Simple ways to take back control and reduce your stress levels
In a challenging work situation, the level of stress and anxiety you are feeling may well be unnecessary – but you can beat it by taking control with these simple tools.
In a challenging work situation, the level of stress and anxiety you are feeling may well be unnecessary – but you can beat it by taking control with these simple tools
Stress is a significant problem throughout the NHS workforce.
Almost 40% of employees who responded to the 2015 NHS staff survey reported feeling unwell because of work-related stress and pressure. However, more than 90% of staff acknowledged that the pressure they put on themselves had a greater effect on their stress levels than pressure from colleagues or management.
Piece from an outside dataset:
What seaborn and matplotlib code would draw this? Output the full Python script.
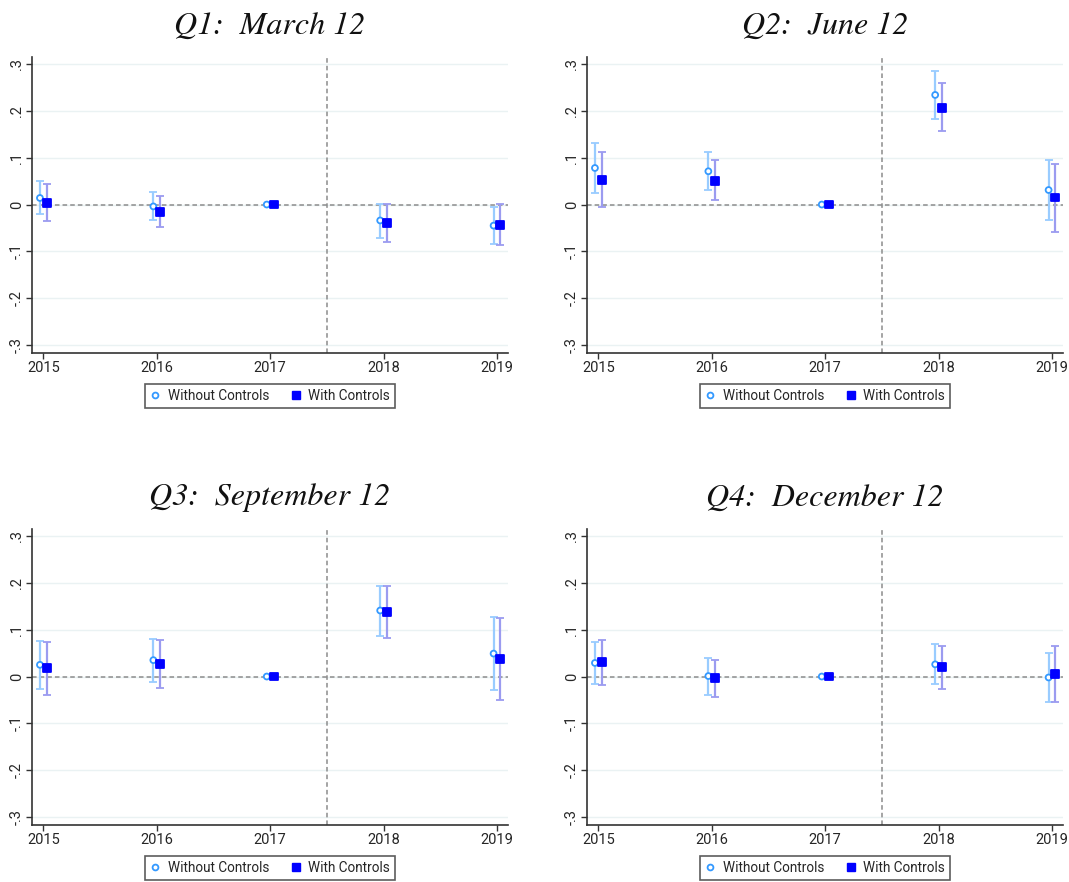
import matplotlib
matplotlib.use("Agg")
import matplotlib.pyplot as plt
import seaborn as sns
import numpy as np
import pandas as pd

years = [2015, 2016, 2017, 2018, 2019]
titles = ["Q1: March 12", "Q2: June 12", "Q3: September 12", "Q4: December 12"]

# Without controls: estimate, lower CI, upper CI
q1_wo = [0.014, -0.004, 0.0, -0.034, -0.045]
q1_wo_lo = [-0.021, -0.033, 0.0, -0.071, -0.084]
q1_wo_hi = [0.050, 0.026, 0.0, 0.001, -0.006]
q1_w = [0.004, -0.016, 0.0, -0.039, -0.044]
q1_w_lo = [-0.036, -0.049, 0.0, -0.079, -0.087]
q1_w_hi = [0.044, 0.019, 0.0, 0.001, 0.001]

q2_wo = [0.078, 0.071, 0.0, 0.234, 0.031]
q2_wo_lo = [0.024, 0.031, 0.0, 0.183, -0.034]
q2_wo_hi = [0.131, 0.112, 0.0, 0.286, 0.096]
q2_w = [0.053, 0.051, 0.0, 0.207, 0.015]
q2_w_lo = [-0.006, 0.009, 0.0, 0.156, -0.059]
q2_w_hi = [0.112, 0.095, 0.0, 0.260, 0.086]

q3_wo = [0.025, 0.035, 0.0, 0.141, 0.049]
q3_wo_lo = [-0.027, -0.011, 0.0, 0.087, -0.029]
q3_wo_hi = [0.076, 0.081, 0.0, 0.194, 0.127]
q3_w = [0.018, 0.026, 0.0, 0.138, 0.037]
q3_w_lo = [-0.040, -0.025, 0.0, 0.083, -0.050]
q3_w_hi = [0.074, 0.079, 0.0, 0.194, 0.126]

q4_wo = [0.029, 0.001, 0.0, 0.026, -0.002]
q4_wo_lo = [-0.015, -0.039, 0.0, -0.016, -0.055]
q4_wo_hi = [0.073, 0.039, 0.0, 0.069, 0.051]
q4_w = [0.031, -0.004, 0.0, 0.020, 0.005]
q4_w_lo = [-0.019, -0.043, 0.0, -0.026, -0.054]
q4_w_hi = [0.079, 0.036, 0.0, 0.066, 0.065]

series_labels = ["Without Controls", "With Controls"]
ytick_vals = [-0.3, -0.2, -0.1, 0.0, 0.1, 0.2, 0.3]
ytick_labels = ["-.3", "-.2", "-.1", "0", ".1", ".2", ".3"]

panels = [
    (q1_wo, q1_wo_lo, q1_wo_hi, q1_w, q1_w_lo, q1_w_hi),
    (q2_wo, q2_wo_lo, q2_wo_hi, q2_w, q2_w_lo, q2_w_hi),
    (q3_wo, q3_wo_lo, q3_wo_hi, q3_w, q3_w_lo, q3_w_hi),
    (q4_wo, q4_wo_lo, q4_wo_hi, q4_w, q4_w_lo, q4_w_hi),
]

sns.set_theme(style="white")
plt.rcParams["font.family"] = ["Roboto", "DejaVu Sans"]

fig = plt.figure(figsize=(10.69, 8.82), dpi=100)
W, H = 1069, 882
positions = [(32, 57), (587, 57), (32, 529), (587, 529)]
aw, ah = 476, 296

c_wo_ci = "#99ccff"
c_wo_mk = "#3399ff"
c_w_ci = "#9b9bf0"
c_w_mk = "#0000ff"
off = 0.03

for i, (pos, title, data) in enumerate(zip(positions, titles, panels)):
    x0, y0 = pos
    ax = fig.add_axes([x0 / W, 1 - (y0 + ah) / H, aw / W, ah / H])
    wo, wo_lo, wo_hi, w, w_lo, w_hi = data
    df = pd.DataFrame({
        "year": years * 2,
        "est": list(wo) + list(w),
        "lo": list(wo_lo) + list(w_lo),
        "hi": list(wo_hi) + list(w_hi),
        "series": [series_labels[0]] * 5 + [series_labels[1]] * 5,
    })
    df["xpos"] = df["year"] + np.where(df["series"] == series_labels[0], -off, off)

    for ytk in ytick_vals:
        ax.axhline(ytk, color="#eaf2f3", lw=1.0, zorder=0)
    ax.axhline(0, color="#8c8c8c", lw=1.1, ls=(0, (3, 2)), zorder=1)
    ax.axvline(2017.5, color="#8c8c8c", lw=1.1, ls=(0, (3, 2)), zorder=1)

    for lab, cci in zip(series_labels, [c_wo_ci, c_w_ci]):
        sub = df[df["series"] == lab]
        ax.errorbar(sub["xpos"], sub["est"],
                    yerr=[sub["est"] - sub["lo"], sub["hi"] - sub["est"]],
                    fmt="none", ecolor=cci, elinewidth=1.6, capsize=2.6,
                    capthick=1.3, zorder=2)

    sns.scatterplot(data=df, x="xpos", y="est", hue="series", style="series",
                    hue_order=series_labels, style_order=series_labels,
                    markers={series_labels[0]: "o", series_labels[1]: "s"},
                    palette={series_labels[0]: c_wo_mk, series_labels[1]: c_w_mk},
                    s=40, ax=ax, zorder=3, legend=False)
    coll = ax.collections[-1]
    n = len(df)
    face = []
    edge = []
    for k in range(n):
        if df["series"].iloc[k] == series_labels[0]:
            face.append((1, 1, 1, 1))
            edge.append(matplotlib.colors.to_rgba(c_wo_mk))
        else:
            face.append(matplotlib.colors.to_rgba(c_w_mk))
            edge.append(matplotlib.colors.to_rgba(c_w_mk))
    coll.set_facecolors(face)
    coll.set_edgecolors(edge)
    coll.set_linewidths(1.3)
    sizes = [18 if df["series"].iloc[k] == series_labels[0] else 32 for k in range(n)]
    coll.set_sizes(sizes)

    ax.set_xlim(2014.9, 2019.097)
    ax.set_ylim(-0.317, 0.315)
    ax.set_xticks(years)
    ax.set_xticklabels([str(y) for y in years], fontsize=10.5)
    ax.set_yticks(ytick_vals)
    ax.set_yticklabels(ytick_labels, fontsize=10.5, rotation=90, va="center")
    ax.set_xlabel("")
    ax.set_ylabel("")
    for side in ["top", "right"]:
        ax.spines[side].set_visible(False)
    for side in ["left", "bottom"]:
        ax.spines[side].set_color("#333333")
        ax.spines[side].set_linewidth(1.2)
    ax.tick_params(axis="both", which="both", direction="out", length=4,
                   width=1.0, color="#333333", left=True, bottom=True, pad=2)

    qpart, rest = title.split(": ")
    ax.set_title(qpart + ":  " + rest, fontsize=23, pad=17,
                 family=["STIXGeneral", "DejaVu Serif"], style="italic",
                 color="#111111")

    handles = [
        plt.Line2D([], [], ls="none", marker="o", markersize=4.2,
                   markerfacecolor="white", markeredgecolor=c_wo_mk, markeredgewidth=1.3),
        plt.Line2D([], [], ls="none", marker="s", markersize=6.0,
                   markerfacecolor=c_w_mk, markeredgecolor=c_w_mk),
    ]
    leg = ax.legend(handles, series_labels, loc="upper center",
                    bbox_to_anchor=(0.5, -0.105), ncol=2, frameon=True,
                    fancybox=False, fontsize=9.8, handlelength=0.8,
                    handletextpad=0.5, columnspacing=1.6, borderpad=0.35,
                    borderaxespad=0.0)
    leg.get_frame().set_edgecolor("#333333")
    leg.get_frame().set_linewidth(1.2)

fig.savefig("out.png", dpi=100)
Recognising and reducing the pressure that you put on yourself is vital to your physical and mental wellbeing.
Patients and their relatives have a range of ways of coping with distressing news. Similarly, you and your colleagues will have different coping strategies when faced with competing demands. Some nurses thrive on this, remaining cool under pressure; others find themselves unable to focus, and may appear flustered and out of control.
How ‘stressed’ you feel is directly linked to your perception of how you are coping, or how you will manage a future situation. If, for example, you know you are going to be in charge of a shift, worrying about how you will cope can create a negative perception of how the day will unfold.
Time to STOPP!
The useful STOPP! tool, taken from cognitive behavioural therapy, can easily be applied to any situation where you notice a build-up in your stress levels. You can do this wherever you are, even if you are with a patient or relative. Nobody will know you are doing it, so try not to feel self-conscious.
▶ Stop Try repeating ‘stop’ to yourself to consciously halt your train of thought.
▶ Take a breath Breathe in deeply through your belly, count to five and exhale.
▶ Observe your thoughts What are you thinking? Are you reacting to anything in particular? What’s happening in your body?
▶ Pull back Try to turn down the emotional intensity by gaining some perspective. Look at what is happening as if you were in a plane. What else can you see? What is within your control and what isn’t?
▶ Practise what works What would help you just now? What can you do to improve the situation?
But there may be things you can do to help you feel prepared.
It is possible to alter the way you view situations by changing unhelpful patterns of thinking. The first step is to learn to observe your thoughts and recognise how your thinking might be affecting the stress you are experiencing.
Try keeping a ‘thought’ diary for a week. Write down in detail your thoughts about work events before, during and after they have happened.
Rate your perceived stress levels for the same events before, during and after. Do you notice any patterns? What might help?
It takes time and effort to change habitual patterns of thinking, so don’t beat yourself up if you find this process difficult.
Avoid comparing yourself to others and judging yourself – this will only add to the demands already placed on you.
When faced with a challenging situation, such as an angry relative or a mountain of urgent paperwork, it can be easy to let your thoughts escalate. Before you know it, your heart is beating faster, you can’t think clearly and you may even want to run away.
Remember, it is not the situation itself that is causing your anxiety, it is your reaction to it. Learning to slow down your thoughts, focus on what is happening and what you can do, are key to managing stress levels in both your work and personal life.